Annabelle and I walked about a half mile down the road when I decided she would love to look at the cows in the pasture.  I saw that there were two cows by the fenceline so Annabelle and I walked toward the fenceline so I could show her.  She had by this time fallen asleep so it was somewhat pointless. But I still went through the motions "Look Annabelle, do you see the cows? What do cows say? Moo.  That's right, Moo."  I heard myself acting like an idiot, but I'm learning that's what parenting is. Just acting like an idiot each and every day hoping the law of averages allows you to occasionally get something right. 

Now perhaps I was shouting because I had my iPod on and maybe that is what set her off.  But while I was talking I realized that one of the cows was aggressively approaching the fence.  I stopped talking and could hear my heart pounding in my chest as I found myself face to face with this grizzly beast:
After snapping this picture I found myself paralyzed with fear. Every time I took a step, she took a step. And I realized that I had now challenged her by looking her in the eye.  I started to walk a little faster and she ran toward the fence. I was trying to think of ways I could prevent Annabelle from being trampled when this cow decided to charge us.  I kept walking and tried to remember anything I learned from Steve Irwin when he was challenged by a Croc.  I could remember nothing, and could feel the adrenaline coursing through my heart.  I quickened my pace only to see (out of the corner of my eye) that the cow was GALLOPING toward the fence. I thought about running but was afraid it would spook the cow and, well...let's be serious, I am not much of a runner and it would most likely result in further incident.  

I did a u-turn and crossed the road and debated yelling for Bryan.  But we were a half a mile from the house and he was most likely running machinery and would be unable to hear my cries for help.  The cow also turned around and followed us back the way we came from.  I kept walking and waiting for her to break through the wire fencing and trample me me to death, certain I could fling annabelle into the weeds, hopefully sparing her young life.
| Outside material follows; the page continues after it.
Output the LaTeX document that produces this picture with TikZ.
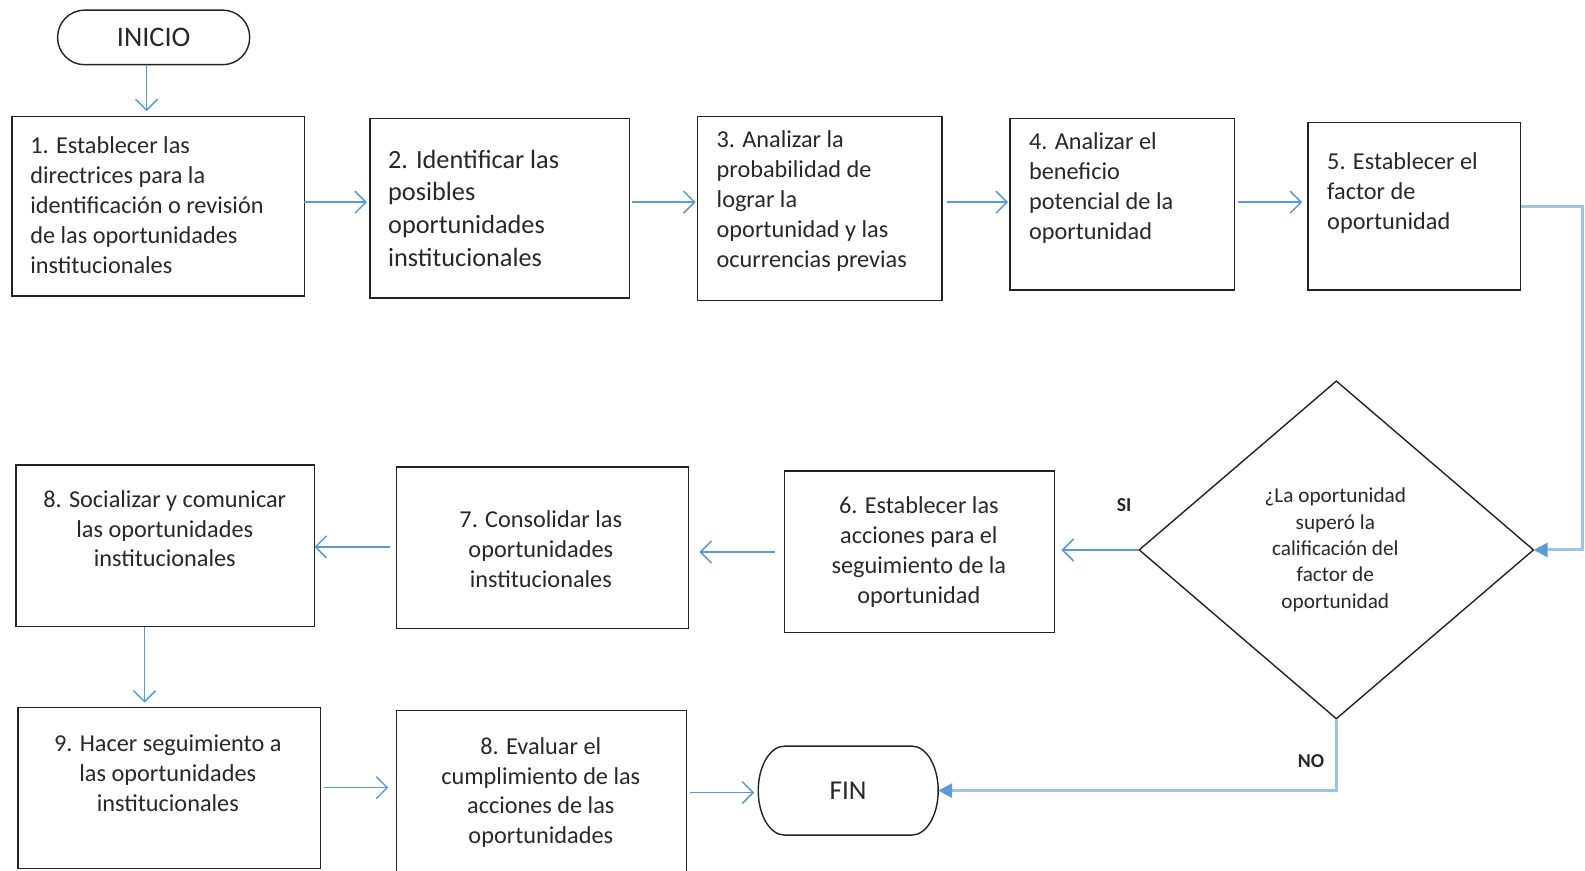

As the cow got to the end of the pasture she lost interested and returned up the hill to the barn. I walked quickly back to the house where I had to explain to Bryan why I had returned after only being gone a short time.  To his credit, he did not laugh at me immediately when I explained that Annabelle and I had been charged by a cow.  He didn't even try to convince me that I was stupid or over-dramatized the events.  He very kindly said that she was curious, and perhaps she had just had a calf because they do get protective when they have calves. 

The conversation quickly got stupid because I told him I was upset that I was scared of a cow, so he asked me if I wanted to bring the gun with next time.  I said no because I needed a license, to which he replied "you need a license to shoot a cow?" and then he slowly started to make fun of me.  We agreed that I would simply have to try it again, perhaps when I didn't have Annabelle with and could maybe keep my wits about me.

The only downside of this week is that Bryan claims to have woken up this morning with no ability to hear out of his left ear.  While I want badly to feel sorry for him, it is mostly just annoying me. He now has an excuse to ignore me and pretend he did not hear.  He also has said that if his hearing isn't better tomorrow he wants to be put down, which is very possible now that I know how to safely and effectively operate the .45. He also has the lost the ability to control the volume of his own voice and keeps shouting things like "A German grenade went off right here."  and then points to his ear, or he plugs the good ear and yells "Nothing. I can't hear anything."  This may be his last day on Earth.

Other than being charged by a cow, and Bryan's recent disability, I think it was a good week. As usual all these events just remind me to be thankful.  I'm thankful to my friends who still want be my friend despite my present geographical restrictions, and I'm thankful to Bryan who not only wants to keep his family safe (from intruders and Holsteins alike), but is also willing to put up with my daily antics.


I am also thankful for owning a mop and broom as the warm winter also means perpetually muddy dogs.